_What is asked_
What are the lines from the one with "Write the D3.js code for this chart." through the one with "var grid = yTicks.filter(function(d)", inclusive? Output them exactly, and leave out the pictures.

### Input for this task ###

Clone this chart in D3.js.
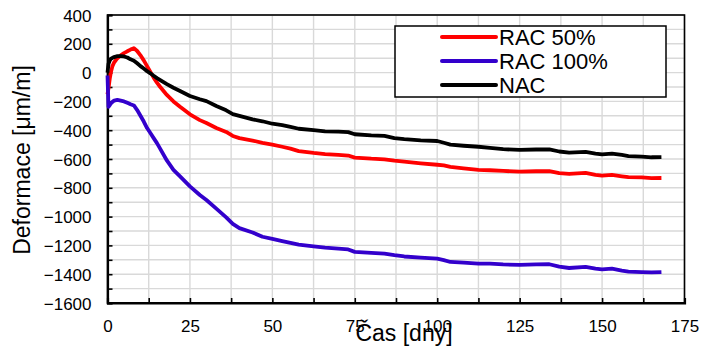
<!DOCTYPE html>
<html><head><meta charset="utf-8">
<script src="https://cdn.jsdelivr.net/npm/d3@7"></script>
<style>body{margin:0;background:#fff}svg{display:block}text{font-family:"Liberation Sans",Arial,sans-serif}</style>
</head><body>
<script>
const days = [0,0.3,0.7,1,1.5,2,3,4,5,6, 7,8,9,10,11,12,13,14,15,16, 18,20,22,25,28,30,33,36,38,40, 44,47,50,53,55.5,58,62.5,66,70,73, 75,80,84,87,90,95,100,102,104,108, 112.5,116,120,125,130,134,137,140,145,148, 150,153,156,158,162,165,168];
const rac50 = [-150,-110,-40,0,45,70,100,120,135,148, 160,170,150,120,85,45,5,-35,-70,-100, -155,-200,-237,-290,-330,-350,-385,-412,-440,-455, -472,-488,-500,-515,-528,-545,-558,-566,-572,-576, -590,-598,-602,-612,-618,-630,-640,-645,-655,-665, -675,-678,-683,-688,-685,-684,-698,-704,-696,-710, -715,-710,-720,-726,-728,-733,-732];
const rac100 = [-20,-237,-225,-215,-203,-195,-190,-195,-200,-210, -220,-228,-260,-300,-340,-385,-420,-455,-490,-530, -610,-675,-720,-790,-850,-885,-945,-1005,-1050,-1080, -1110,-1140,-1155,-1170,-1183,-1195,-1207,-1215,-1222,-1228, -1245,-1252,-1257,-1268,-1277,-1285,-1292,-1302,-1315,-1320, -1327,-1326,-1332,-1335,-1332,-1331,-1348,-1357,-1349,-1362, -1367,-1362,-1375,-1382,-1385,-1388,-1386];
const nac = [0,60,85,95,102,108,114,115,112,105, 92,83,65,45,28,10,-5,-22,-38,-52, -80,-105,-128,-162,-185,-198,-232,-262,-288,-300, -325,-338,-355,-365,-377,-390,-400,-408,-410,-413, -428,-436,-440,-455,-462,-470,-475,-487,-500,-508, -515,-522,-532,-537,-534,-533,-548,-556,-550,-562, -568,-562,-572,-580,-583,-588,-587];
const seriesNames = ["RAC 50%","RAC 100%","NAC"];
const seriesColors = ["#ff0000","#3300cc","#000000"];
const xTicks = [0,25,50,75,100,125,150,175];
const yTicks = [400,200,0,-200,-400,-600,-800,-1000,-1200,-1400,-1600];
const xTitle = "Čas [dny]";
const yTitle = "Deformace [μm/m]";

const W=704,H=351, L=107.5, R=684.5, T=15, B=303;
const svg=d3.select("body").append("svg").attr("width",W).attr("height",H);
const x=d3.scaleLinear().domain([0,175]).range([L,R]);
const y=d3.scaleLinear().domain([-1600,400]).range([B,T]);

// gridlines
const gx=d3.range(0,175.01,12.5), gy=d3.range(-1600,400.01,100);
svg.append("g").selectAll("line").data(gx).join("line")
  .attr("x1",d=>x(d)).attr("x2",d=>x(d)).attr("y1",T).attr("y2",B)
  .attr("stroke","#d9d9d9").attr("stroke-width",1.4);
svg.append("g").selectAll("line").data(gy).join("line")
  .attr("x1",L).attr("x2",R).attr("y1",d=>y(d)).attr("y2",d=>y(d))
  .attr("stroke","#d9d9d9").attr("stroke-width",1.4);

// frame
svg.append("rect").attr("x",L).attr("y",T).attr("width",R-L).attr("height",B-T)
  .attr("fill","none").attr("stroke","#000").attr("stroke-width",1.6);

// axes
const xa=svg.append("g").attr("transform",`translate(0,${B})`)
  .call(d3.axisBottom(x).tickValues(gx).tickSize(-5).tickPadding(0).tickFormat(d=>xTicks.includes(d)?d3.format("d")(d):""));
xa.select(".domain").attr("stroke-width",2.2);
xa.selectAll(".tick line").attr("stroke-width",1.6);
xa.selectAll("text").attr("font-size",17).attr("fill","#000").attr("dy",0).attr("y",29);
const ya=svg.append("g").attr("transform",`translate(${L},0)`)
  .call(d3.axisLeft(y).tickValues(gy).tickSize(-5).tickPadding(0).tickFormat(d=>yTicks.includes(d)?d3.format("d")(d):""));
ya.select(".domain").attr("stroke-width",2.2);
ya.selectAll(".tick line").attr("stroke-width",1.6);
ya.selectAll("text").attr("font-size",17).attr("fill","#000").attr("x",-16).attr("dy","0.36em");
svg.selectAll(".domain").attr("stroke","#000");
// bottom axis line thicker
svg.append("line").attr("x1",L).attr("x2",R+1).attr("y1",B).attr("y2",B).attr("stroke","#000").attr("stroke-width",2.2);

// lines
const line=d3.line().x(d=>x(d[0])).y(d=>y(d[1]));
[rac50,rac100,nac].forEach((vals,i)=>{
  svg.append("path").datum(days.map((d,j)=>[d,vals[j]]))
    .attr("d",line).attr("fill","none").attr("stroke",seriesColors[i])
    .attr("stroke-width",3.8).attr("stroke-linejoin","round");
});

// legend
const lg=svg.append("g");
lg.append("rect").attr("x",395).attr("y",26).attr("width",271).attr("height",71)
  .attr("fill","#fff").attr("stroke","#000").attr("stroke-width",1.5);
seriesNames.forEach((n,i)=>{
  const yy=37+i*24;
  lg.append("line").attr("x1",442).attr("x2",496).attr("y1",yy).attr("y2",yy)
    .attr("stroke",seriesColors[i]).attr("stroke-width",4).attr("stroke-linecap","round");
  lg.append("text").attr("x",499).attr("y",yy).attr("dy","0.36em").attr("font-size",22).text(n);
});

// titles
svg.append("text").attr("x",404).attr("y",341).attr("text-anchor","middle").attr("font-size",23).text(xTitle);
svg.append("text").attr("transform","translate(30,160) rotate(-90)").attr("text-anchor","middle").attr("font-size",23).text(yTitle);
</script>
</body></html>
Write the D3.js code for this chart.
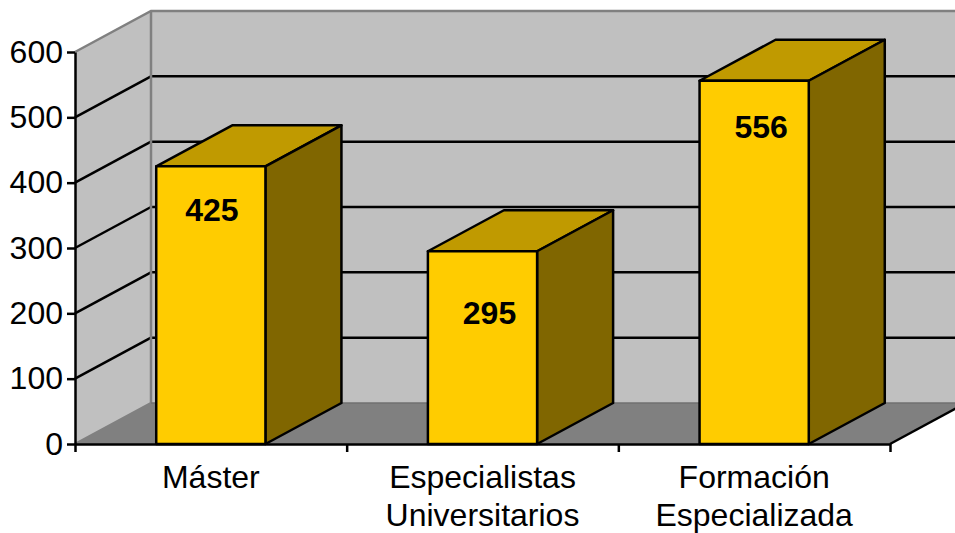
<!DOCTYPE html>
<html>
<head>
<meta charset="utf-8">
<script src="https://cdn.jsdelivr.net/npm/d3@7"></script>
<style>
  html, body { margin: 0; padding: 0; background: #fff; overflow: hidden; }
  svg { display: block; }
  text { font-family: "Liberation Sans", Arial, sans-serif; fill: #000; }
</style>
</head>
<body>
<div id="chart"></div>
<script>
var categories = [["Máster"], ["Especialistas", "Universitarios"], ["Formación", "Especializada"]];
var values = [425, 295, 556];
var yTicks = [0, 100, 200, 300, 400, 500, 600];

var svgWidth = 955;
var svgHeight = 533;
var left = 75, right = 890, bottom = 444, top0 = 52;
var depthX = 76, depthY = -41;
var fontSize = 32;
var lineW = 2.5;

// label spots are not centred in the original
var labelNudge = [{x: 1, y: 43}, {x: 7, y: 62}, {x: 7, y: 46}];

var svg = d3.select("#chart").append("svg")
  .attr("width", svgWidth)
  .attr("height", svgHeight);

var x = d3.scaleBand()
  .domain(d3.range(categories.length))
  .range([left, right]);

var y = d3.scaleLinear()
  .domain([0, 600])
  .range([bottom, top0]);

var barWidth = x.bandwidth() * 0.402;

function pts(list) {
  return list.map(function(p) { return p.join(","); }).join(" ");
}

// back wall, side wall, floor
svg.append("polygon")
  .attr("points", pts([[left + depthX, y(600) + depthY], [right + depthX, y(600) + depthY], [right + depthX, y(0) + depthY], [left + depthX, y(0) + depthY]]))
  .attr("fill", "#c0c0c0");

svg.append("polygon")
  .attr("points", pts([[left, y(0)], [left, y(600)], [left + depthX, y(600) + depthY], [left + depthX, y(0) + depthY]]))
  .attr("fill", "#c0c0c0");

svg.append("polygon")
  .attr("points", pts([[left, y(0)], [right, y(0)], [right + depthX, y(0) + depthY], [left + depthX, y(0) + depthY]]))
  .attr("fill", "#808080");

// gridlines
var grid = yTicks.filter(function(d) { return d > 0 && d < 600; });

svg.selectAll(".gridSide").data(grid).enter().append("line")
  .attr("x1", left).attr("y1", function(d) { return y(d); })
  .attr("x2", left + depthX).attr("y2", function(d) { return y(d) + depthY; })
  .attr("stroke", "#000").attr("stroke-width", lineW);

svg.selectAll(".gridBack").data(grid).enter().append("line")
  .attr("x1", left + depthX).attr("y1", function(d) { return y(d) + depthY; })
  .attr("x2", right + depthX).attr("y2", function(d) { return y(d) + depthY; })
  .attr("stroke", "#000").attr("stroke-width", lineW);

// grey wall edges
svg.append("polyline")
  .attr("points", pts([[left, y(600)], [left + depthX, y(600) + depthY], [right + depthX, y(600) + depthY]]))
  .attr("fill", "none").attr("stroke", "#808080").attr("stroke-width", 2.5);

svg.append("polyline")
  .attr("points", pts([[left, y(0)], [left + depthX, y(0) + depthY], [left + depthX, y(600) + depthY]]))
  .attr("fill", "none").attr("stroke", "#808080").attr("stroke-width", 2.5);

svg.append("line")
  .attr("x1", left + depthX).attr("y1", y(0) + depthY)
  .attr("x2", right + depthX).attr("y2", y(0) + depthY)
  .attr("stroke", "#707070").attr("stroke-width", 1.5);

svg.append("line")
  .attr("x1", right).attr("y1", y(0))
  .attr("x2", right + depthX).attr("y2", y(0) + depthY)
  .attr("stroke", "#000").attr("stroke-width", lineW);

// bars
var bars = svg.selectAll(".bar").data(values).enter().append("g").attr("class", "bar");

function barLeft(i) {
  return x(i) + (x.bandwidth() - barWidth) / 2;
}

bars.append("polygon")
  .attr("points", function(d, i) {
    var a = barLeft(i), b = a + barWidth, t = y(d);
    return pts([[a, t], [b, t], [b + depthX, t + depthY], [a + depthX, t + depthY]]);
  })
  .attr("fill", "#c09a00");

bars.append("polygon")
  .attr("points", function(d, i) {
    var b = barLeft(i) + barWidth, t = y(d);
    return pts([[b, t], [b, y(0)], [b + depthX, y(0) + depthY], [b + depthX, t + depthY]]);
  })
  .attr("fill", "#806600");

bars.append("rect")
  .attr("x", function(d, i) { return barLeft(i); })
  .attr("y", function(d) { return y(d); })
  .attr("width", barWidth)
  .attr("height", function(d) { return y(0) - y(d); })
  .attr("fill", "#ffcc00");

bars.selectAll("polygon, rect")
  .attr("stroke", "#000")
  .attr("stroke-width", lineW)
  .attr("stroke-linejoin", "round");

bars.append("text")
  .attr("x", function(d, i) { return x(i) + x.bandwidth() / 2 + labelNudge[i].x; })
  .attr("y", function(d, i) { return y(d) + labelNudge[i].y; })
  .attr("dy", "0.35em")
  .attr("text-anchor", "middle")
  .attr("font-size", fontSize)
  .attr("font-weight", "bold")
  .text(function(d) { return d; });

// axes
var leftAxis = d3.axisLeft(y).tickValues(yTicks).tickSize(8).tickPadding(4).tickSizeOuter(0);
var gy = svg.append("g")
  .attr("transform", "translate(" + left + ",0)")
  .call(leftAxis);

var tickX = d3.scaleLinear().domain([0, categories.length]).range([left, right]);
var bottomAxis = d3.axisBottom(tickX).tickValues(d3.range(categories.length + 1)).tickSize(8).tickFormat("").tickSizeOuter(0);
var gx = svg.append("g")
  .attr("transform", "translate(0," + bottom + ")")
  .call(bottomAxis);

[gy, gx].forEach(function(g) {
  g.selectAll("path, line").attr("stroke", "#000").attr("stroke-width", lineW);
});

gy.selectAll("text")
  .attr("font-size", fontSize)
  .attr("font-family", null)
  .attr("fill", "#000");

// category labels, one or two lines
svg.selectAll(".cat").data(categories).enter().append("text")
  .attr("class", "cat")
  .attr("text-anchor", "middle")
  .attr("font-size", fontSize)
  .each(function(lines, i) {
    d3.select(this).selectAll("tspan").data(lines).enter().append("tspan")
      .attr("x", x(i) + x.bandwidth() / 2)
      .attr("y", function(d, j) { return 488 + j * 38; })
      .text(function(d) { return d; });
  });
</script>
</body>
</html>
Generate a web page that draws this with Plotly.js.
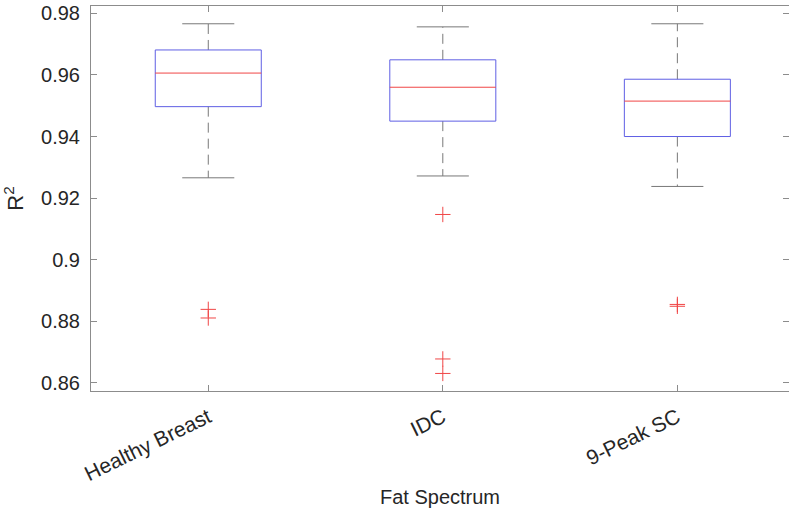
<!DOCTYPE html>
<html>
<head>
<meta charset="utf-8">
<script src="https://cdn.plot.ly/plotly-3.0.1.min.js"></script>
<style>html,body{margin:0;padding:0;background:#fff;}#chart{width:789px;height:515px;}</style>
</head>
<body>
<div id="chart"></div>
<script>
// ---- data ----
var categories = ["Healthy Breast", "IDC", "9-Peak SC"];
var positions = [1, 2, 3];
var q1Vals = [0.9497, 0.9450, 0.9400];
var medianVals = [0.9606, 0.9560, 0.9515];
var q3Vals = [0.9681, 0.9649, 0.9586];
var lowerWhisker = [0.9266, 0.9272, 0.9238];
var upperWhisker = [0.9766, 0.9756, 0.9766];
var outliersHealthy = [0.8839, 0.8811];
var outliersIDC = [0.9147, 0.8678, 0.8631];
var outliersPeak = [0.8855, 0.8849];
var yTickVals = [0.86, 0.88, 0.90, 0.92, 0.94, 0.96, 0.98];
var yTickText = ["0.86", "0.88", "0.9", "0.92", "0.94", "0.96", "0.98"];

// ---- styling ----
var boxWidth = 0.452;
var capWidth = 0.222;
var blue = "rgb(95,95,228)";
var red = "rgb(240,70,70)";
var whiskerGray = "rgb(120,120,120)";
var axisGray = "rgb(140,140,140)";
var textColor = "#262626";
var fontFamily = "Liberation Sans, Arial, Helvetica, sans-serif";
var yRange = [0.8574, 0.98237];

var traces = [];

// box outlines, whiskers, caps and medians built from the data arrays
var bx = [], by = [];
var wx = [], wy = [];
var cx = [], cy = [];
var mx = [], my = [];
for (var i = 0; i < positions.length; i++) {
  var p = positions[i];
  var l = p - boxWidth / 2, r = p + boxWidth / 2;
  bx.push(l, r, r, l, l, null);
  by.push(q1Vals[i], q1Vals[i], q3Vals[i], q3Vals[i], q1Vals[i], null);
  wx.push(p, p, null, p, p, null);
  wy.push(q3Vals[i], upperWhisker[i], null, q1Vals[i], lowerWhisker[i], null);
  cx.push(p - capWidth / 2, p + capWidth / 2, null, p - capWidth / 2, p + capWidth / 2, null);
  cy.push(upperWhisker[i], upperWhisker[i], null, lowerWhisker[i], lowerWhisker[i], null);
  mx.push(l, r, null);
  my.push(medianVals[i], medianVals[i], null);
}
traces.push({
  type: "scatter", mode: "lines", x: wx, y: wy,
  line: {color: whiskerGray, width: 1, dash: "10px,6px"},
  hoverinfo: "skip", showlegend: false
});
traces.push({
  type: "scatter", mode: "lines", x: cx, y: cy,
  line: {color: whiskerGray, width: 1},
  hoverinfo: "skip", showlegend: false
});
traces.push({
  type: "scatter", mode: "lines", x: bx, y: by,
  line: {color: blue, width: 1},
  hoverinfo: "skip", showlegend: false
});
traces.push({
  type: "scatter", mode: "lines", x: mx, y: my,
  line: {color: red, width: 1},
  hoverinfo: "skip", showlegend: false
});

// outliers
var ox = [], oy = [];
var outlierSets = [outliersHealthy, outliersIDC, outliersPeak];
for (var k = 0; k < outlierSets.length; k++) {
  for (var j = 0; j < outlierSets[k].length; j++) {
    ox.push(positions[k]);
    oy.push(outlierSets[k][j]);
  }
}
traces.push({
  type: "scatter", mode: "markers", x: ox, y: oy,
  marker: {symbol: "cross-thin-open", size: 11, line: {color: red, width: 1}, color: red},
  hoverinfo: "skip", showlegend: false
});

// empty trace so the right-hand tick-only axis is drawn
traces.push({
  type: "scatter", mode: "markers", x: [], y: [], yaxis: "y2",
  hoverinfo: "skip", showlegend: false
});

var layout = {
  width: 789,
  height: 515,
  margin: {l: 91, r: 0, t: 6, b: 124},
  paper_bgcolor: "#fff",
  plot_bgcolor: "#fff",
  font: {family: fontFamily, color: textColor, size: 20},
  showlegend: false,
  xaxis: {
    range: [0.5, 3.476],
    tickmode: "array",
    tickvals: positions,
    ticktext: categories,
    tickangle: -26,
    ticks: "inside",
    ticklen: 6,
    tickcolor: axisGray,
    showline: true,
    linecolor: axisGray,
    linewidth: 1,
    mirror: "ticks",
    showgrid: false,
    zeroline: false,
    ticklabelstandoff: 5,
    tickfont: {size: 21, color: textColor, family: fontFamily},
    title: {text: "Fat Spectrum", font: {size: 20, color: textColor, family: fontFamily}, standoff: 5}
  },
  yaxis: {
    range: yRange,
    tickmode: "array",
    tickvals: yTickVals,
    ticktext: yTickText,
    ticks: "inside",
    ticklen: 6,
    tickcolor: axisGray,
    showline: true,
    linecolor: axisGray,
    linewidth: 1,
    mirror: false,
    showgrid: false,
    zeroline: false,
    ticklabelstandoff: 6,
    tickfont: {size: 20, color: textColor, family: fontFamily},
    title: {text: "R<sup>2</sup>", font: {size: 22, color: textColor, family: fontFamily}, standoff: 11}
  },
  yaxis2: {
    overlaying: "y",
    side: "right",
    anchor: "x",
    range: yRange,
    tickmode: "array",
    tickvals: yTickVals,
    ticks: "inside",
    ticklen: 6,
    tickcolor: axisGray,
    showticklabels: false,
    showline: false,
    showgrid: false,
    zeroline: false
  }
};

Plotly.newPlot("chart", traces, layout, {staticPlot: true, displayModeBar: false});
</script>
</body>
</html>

###

_Solution to the exercise_
Write the D3.js code for this chart.
<!DOCTYPE html>
<html>
<head>
<meta charset="utf-8">
<script src="https://cdn.jsdelivr.net/npm/d3@7"></script>
<style>
  html, body { margin: 0; padding: 0; background: #fff; overflow: hidden; }
  svg { display: block; }
  text { font-family: "Liberation Sans", Arial, sans-serif; fill: #000; }
</style>
</head>
<body>
<div id="chart"></div>
<script>
var categories = [["Máster"], ["Especialistas", "Universitarios"], ["Formación", "Especializada"]];
var values = [425, 295, 556];
var yTicks = [0, 100, 200, 300, 400, 500, 600];

var svgWidth = 955;
var svgHeight = 533;
var left = 75, right = 890, bottom = 444, top0 = 52;
var depthX = 76, depthY = -41;
var fontSize = 32;
var lineW = 2.5;

// label spots are not centred in the original
var labelNudge = [{x: 1, y: 43}, {x: 7, y: 62}, {x: 7, y: 46}];

var svg = d3.select("#chart").append("svg")
  .attr("width", svgWidth)
  .attr("height", svgHeight);

var x = d3.scaleBand()
  .domain(d3.range(categories.length))
  .range([left, right]);

var y = d3.scaleLinear()
  .domain([0, 600])
  .range([bottom, top0]);

var barWidth = x.bandwidth() * 0.402;

function pts(list) {
  return list.map(function(p) { return p.join(","); }).join(" ");
}

// back wall, side wall, floor
svg.append("polygon")
  .attr("points", pts([[left + depthX, y(600) + depthY], [right + depthX, y(600) + depthY], [right + depthX, y(0) + depthY], [left + depthX, y(0) + depthY]]))
  .attr("fill", "#c0c0c0");

svg.append("polygon")
  .attr("points", pts([[left, y(0)], [left, y(600)], [left + depthX, y(600) + depthY], [left + depthX, y(0) + depthY]]))
  .attr("fill", "#c0c0c0");

svg.append("polygon")
  .attr("points", pts([[left, y(0)], [right, y(0)], [right + depthX, y(0) + depthY], [left + depthX, y(0) + depthY]]))
  .attr("fill", "#808080");

// gridlines
var grid = yTicks.filter(function(d) { return d > 0 && d < 600; });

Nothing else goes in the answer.